### EXERCISE DIRECTIONS
Exactly transcribe the span of lines from the one containing "What TikZ code" through the final line of the entries, inclusive, and nothing outside it. Exclude the pictures.

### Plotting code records
-- -- --
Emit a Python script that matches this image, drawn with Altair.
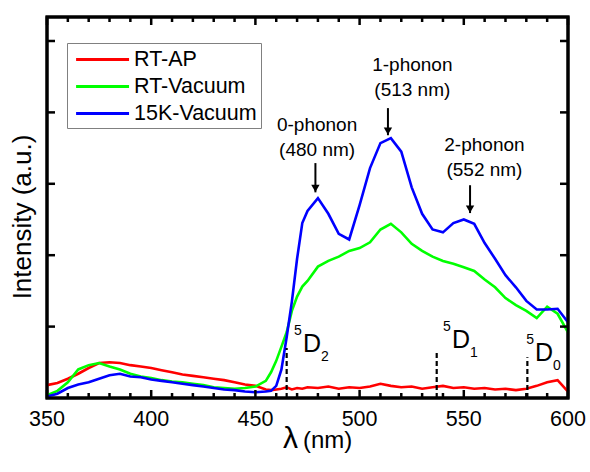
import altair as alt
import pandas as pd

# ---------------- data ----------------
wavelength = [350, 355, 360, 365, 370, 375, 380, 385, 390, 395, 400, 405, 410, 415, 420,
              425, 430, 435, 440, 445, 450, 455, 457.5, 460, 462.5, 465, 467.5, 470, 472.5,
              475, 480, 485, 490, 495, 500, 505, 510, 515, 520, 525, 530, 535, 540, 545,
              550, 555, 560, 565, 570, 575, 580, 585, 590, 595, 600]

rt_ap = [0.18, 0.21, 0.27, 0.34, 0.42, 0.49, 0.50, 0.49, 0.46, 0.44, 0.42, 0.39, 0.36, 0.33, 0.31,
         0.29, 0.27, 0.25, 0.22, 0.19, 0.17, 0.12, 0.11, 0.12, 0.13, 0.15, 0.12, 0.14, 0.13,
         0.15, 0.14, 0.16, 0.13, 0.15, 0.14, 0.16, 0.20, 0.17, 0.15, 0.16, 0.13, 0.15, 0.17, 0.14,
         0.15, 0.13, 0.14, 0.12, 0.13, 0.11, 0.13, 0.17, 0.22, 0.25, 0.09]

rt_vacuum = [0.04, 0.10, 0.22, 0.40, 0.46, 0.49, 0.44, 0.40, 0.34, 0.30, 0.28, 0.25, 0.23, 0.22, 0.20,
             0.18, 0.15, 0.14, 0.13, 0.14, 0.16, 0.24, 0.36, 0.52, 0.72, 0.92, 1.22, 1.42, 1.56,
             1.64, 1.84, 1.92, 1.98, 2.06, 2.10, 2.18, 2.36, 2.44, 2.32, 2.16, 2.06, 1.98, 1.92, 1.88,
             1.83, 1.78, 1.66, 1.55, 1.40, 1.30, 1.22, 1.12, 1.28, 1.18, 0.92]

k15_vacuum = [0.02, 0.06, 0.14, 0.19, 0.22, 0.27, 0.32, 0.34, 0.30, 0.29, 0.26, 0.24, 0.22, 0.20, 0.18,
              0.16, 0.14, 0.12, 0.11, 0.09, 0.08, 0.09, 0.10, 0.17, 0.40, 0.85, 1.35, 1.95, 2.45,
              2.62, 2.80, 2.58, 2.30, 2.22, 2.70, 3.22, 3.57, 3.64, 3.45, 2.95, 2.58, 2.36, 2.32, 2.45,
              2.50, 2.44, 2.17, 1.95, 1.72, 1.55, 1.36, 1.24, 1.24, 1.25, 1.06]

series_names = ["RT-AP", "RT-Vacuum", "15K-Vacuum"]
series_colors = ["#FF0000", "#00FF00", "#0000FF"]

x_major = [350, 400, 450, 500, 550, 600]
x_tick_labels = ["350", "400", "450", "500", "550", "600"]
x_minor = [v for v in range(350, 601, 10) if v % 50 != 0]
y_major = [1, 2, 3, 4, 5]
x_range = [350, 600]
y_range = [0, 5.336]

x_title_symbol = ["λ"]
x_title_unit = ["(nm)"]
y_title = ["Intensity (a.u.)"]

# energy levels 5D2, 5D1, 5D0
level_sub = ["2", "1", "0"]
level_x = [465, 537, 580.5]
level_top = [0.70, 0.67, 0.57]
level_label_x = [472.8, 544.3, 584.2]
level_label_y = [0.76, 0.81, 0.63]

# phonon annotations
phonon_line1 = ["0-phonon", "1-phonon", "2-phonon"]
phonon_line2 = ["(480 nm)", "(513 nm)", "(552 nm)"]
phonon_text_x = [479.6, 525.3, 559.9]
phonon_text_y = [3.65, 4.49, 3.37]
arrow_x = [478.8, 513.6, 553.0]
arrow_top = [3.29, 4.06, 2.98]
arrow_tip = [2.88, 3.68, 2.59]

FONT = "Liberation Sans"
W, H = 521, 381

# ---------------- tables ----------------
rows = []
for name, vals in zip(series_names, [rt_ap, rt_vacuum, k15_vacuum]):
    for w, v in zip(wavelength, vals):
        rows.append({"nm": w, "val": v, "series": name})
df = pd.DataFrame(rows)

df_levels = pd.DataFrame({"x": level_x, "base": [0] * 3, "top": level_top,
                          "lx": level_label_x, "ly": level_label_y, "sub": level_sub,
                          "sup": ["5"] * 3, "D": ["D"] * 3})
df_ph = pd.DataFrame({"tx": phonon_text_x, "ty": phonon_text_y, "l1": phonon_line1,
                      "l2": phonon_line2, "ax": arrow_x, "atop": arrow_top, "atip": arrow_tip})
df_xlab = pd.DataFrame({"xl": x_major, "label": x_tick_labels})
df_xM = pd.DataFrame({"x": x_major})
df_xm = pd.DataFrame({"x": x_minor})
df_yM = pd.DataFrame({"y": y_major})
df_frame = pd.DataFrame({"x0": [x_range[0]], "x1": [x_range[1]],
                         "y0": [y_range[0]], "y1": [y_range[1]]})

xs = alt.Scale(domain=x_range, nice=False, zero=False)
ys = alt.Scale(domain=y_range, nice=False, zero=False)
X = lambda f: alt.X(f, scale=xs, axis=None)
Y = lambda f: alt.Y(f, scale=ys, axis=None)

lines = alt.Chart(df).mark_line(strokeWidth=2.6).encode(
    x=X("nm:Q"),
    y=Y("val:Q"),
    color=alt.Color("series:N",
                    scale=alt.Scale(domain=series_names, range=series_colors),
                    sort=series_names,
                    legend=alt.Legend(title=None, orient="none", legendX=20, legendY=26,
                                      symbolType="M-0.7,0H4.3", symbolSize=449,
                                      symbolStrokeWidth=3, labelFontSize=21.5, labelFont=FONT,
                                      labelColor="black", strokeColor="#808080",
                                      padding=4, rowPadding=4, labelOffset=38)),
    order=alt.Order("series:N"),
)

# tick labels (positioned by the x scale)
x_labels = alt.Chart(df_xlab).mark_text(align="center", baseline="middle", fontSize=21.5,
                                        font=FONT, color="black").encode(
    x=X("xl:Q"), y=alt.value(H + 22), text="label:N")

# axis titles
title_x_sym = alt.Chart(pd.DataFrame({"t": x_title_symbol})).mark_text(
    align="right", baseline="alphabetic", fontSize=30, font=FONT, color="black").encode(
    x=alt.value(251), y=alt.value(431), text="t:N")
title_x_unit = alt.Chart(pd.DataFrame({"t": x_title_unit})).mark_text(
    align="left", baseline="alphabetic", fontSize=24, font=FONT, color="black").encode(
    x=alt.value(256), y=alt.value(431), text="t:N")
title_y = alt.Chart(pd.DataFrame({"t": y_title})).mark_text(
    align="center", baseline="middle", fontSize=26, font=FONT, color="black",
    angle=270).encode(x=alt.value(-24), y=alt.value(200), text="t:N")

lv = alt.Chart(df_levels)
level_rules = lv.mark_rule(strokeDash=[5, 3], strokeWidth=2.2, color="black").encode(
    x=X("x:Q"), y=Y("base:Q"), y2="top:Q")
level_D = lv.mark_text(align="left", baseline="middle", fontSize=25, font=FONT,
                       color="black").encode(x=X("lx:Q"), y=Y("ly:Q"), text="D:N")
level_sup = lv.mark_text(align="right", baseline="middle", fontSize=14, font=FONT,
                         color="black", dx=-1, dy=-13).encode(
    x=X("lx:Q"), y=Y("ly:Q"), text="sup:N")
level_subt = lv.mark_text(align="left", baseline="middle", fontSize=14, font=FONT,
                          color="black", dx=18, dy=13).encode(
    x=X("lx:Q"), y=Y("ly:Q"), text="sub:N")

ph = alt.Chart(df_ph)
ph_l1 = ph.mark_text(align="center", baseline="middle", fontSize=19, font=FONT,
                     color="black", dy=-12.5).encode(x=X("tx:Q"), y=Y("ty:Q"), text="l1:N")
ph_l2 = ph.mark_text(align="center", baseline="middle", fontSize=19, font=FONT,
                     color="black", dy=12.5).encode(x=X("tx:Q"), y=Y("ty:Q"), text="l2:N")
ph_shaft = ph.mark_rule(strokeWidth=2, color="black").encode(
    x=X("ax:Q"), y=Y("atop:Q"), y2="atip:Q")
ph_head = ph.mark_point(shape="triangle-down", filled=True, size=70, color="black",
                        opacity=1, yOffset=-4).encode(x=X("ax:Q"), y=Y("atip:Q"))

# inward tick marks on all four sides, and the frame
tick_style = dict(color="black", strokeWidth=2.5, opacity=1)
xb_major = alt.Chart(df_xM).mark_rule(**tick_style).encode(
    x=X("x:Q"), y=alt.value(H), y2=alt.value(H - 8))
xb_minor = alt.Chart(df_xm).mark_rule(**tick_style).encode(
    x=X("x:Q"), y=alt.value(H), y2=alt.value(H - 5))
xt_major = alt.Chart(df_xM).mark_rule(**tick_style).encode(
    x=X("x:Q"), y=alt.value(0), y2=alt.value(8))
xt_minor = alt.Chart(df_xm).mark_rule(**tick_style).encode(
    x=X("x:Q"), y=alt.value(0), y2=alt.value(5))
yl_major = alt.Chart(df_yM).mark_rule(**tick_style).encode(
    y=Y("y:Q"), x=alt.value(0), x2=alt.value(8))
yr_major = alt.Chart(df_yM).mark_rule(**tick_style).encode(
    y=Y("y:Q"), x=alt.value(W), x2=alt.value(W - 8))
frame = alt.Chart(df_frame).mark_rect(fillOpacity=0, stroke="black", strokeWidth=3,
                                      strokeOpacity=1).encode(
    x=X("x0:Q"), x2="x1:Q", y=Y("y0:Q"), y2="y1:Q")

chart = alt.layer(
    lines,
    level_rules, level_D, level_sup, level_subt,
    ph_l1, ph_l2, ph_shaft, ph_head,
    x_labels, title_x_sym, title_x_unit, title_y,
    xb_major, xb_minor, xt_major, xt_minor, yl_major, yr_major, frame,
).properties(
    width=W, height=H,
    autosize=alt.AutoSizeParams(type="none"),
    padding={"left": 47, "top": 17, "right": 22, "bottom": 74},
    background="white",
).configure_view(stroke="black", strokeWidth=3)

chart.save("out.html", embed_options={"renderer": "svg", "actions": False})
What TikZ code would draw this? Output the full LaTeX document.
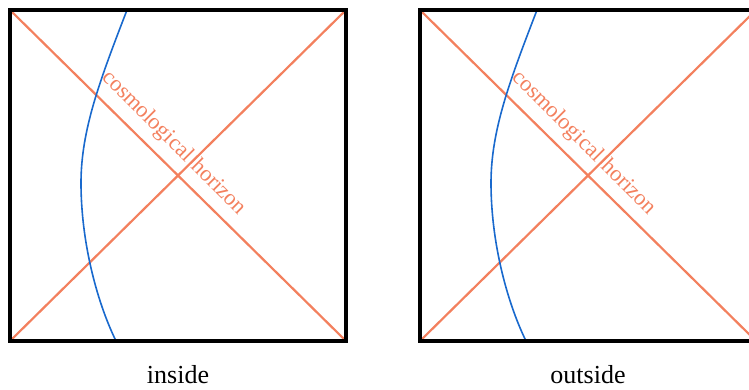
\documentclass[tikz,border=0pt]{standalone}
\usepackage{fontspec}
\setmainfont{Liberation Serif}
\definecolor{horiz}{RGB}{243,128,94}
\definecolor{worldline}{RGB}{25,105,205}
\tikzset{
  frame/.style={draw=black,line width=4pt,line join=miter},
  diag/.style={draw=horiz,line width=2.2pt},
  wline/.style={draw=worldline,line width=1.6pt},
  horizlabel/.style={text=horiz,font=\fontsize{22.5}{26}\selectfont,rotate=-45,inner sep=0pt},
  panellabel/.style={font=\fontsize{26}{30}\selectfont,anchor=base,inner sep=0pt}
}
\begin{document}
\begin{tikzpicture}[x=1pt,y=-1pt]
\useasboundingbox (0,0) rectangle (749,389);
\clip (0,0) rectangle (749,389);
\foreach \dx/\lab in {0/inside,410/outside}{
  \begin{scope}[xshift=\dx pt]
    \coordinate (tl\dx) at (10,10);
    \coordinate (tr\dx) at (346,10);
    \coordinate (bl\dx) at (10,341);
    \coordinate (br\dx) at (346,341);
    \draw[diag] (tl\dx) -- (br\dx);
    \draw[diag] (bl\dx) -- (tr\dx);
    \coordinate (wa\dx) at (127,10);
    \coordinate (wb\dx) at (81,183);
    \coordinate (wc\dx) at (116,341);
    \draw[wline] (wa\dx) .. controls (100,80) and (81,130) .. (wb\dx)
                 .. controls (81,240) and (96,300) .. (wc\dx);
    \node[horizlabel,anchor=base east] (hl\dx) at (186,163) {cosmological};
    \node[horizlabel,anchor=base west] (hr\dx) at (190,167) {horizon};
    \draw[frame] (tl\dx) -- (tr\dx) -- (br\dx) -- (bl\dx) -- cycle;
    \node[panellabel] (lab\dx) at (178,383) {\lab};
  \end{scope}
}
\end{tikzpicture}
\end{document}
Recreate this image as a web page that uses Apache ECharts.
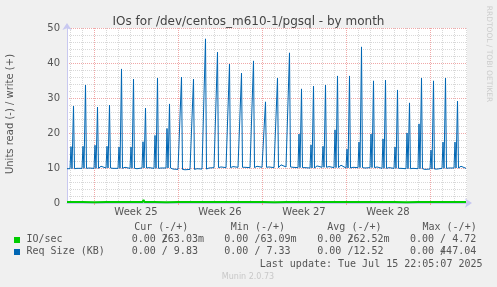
-- -- --
### TASK RESULT
What TikZ code would draw this? Output the full LaTeX document.
\documentclass[tikz,border=0pt]{standalone}
\usepackage{fontspec}
\setmainfont{Liberation Serif}
\definecolor{horiz}{RGB}{243,128,94}
\definecolor{worldline}{RGB}{25,105,205}
\tikzset{
  frame/.style={draw=black,line width=4pt,line join=miter},
  diag/.style={draw=horiz,line width=2.2pt},
  wline/.style={draw=worldline,line width=1.6pt},
  horizlabel/.style={text=horiz,font=\fontsize{22.5}{26}\selectfont,rotate=-45,inner sep=0pt},
  panellabel/.style={font=\fontsize{26}{30}\selectfont,anchor=base,inner sep=0pt}
}
\begin{document}
\begin{tikzpicture}[x=1pt,y=-1pt]
\useasboundingbox (0,0) rectangle (749,389);
\clip (0,0) rectangle (749,389);
\foreach \dx/\lab in {0/inside,410/outside}{
  \begin{scope}[xshift=\dx pt]
    \coordinate (tl\dx) at (10,10);
    \coordinate (tr\dx) at (346,10);
    \coordinate (bl\dx) at (10,341);
    \coordinate (br\dx) at (346,341);
    \draw[diag] (tl\dx) -- (br\dx);
    \draw[diag] (bl\dx) -- (tr\dx);
    \coordinate (wa\dx) at (127,10);
    \coordinate (wb\dx) at (81,183);
    \coordinate (wc\dx) at (116,341);
    \draw[wline] (wa\dx) .. controls (100,80) and (81,130) .. (wb\dx)
                 .. controls (81,240) and (96,300) .. (wc\dx);
    \node[horizlabel,anchor=base east] (hl\dx) at (186,163) {cosmological};
    \node[horizlabel,anchor=base west] (hr\dx) at (190,167) {horizon};
    \draw[frame] (tl\dx) -- (tr\dx) -- (br\dx) -- (bl\dx) -- cycle;
    \node[panellabel] (lab\dx) at (178,383) {\lab};
  \end{scope}
}
\end{tikzpicture}
\end{document}
Recreate this image as a web page that uses Apache ECharts.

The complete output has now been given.